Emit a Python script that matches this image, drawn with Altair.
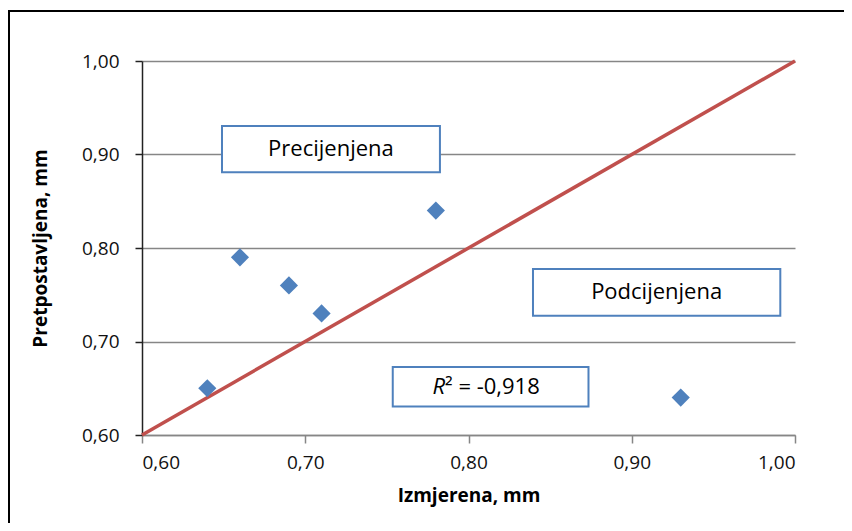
import altair as alt
import pandas as pd

# Data
izmjerena = [0.64, 0.66, 0.69, 0.71, 0.78, 0.93]
pretpostavljena = [0.65, 0.79, 0.76, 0.73, 0.84, 0.64]
ref_x = [0.60, 1.00]
ref_y = [0.60, 1.00]
tick_values = [0.60, 0.70, 0.80, 0.90, 1.00]

box_labels = ["Precijenjena", "Podcijenjena", ""]
box_x1 = [0.649, 0.8395, 0.7536]
box_x2 = [0.7825, 0.991, 0.8735]
box_y1 = [0.881, 0.7275, 0.6306]
box_y2 = [0.9305, 0.7775, 0.6727]

FONT = "Open Sans"
BLUE = "#4F81BD"
RED = "#C0504D"
GRID = "#868686"

pts = pd.DataFrame({"x": izmjerena, "y": pretpostavljena})
line_df = pd.DataFrame({"x": ref_x, "y": ref_y})
boxes = pd.DataFrame({
    "label": box_labels,
    "x1": box_x1, "x2": box_x2, "y1": box_y1, "y2": box_y2,
})
boxes["xc"] = (boxes["x1"] + boxes["x2"]) / 2
boxes["yc"] = (boxes["y1"] + boxes["y2"]) / 2

lab_expr = "replace(format(datum.value, '.2f'), '.', ',')"

xscale = alt.Scale(domain=[0.6, 1.0], nice=False, zero=False)
yscale = alt.Scale(domain=[0.6, 1.0], nice=False, zero=False)

xaxis = alt.Axis(
    values=tick_values, labelExpr=lab_expr, title="Izmjerena, mm",
    grid=False, domainColor=GRID, tickColor=GRID, tickSize=8,
    labelPadding=10, labelFont=FONT, labelFontSize=19, labelColor="#111111",
    titleFont=FONT, titleFontSize=19, titleFontWeight="bold", titleColor="#000000",
    titlePadding=14, domainWidth=1.5, tickWidth=1.5,
)
yaxis = alt.Axis(
    values=tick_values, labelExpr=lab_expr, title="Pretpostavljena, mm",
    grid=True, gridColor=GRID, gridWidth=1.5, domainColor="#222222",
    tickColor="#222222", tickSize=7, labelPadding=16, labelFont=FONT,
    labelFontSize=19, labelColor="#111111", titleFont=FONT, titleFontSize=19,
    titleFontWeight="bold", titleColor="#000000", titlePadding=31,
    domainWidth=1.5, tickWidth=1.5,
)

base_axes = alt.Chart(line_df).mark_point(opacity=0).encode(
    x=alt.X("x:Q", scale=xscale, axis=xaxis),
    y=alt.Y("y:Q", scale=yscale, axis=yaxis),
)

frame = alt.Chart(pd.DataFrame({"a": [0]})).mark_rect(
    fill=None, stroke="#000000", strokeWidth=2
).encode(
    x=alt.value(-133), x2=alt.value(720), y=alt.value(-50), y2=alt.value(520)
)

ref_line = alt.Chart(line_df).mark_line(color=RED, strokeWidth=3.5).encode(
    x=alt.X("x:Q", scale=xscale), y=alt.Y("y:Q", scale=yscale)
)

points = alt.Chart(pts).mark_point(
    shape="diamond", filled=True, color=BLUE, size=330, opacity=1
).encode(
    x=alt.X("x:Q", scale=xscale), y=alt.Y("y:Q", scale=yscale)
)

box_rects = alt.Chart(boxes).mark_rect(
    fill="white", stroke=BLUE, strokeWidth=2
).encode(
    x=alt.X("x1:Q", scale=xscale), x2="x2:Q",
    y=alt.Y("y1:Q", scale=yscale), y2="y2:Q",
)

box_text = alt.Chart(boxes[boxes["label"] != ""]).mark_text(
    font=FONT, fontSize=22, color="#000000", baseline="middle", align="center"
).encode(
    x=alt.X("xc:Q", scale=xscale), y=alt.Y("yc:Q", scale=yscale), text="label:N"
)

r2_df = pd.DataFrame({"x": [0.7850], "y": [0.6513], "a": ["R"], "b": ["² = -0,918"]})
r_text = alt.Chart(r2_df).mark_text(
    font=FONT, fontSize=22, fontStyle="italic", color="#000000",
    baseline="middle", align="right", dx=1
).encode(x=alt.X("x:Q", scale=xscale), y=alt.Y("y:Q", scale=yscale), text="a:N")
r_rest = alt.Chart(r2_df).mark_text(
    font=FONT, fontSize=22, color="#000000", baseline="middle", align="left", dx=1
).encode(x=alt.X("x:Q", scale=xscale), y=alt.Y("y:Q", scale=yscale), text="b:N")

chart = alt.layer(
    frame, base_axes, ref_line, points, box_rects, box_text, r_text, r_rest
).properties(
    width=653, height=374,
    autosize=alt.AutoSizeParams(type="none"),
    padding={"left": 134, "top": 53, "right": 49, "bottom": 88},
    background="white",
).configure_view(stroke=None)

chart.save("out.html", embed_options={"renderer": "svg", "actions": False})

|---|

◆ Given exercise
Everything from the first line to the line with "tick_values = [0.60, 0.70, 0.80, 0.90, 1.00]" must be repeated exactly, and nothing else. Leave the pictures out.

◆ Answer in full
Emit a Python script that matches this image, drawn with Altair.
import altair as alt
import pandas as pd

# Data
izmjerena = [0.64, 0.66, 0.69, 0.71, 0.78, 0.93]
pretpostavljena = [0.65, 0.79, 0.76, 0.73, 0.84, 0.64]
ref_x = [0.60, 1.00]
ref_y = [0.60, 1.00]
tick_values = [0.60, 0.70, 0.80, 0.90, 1.00]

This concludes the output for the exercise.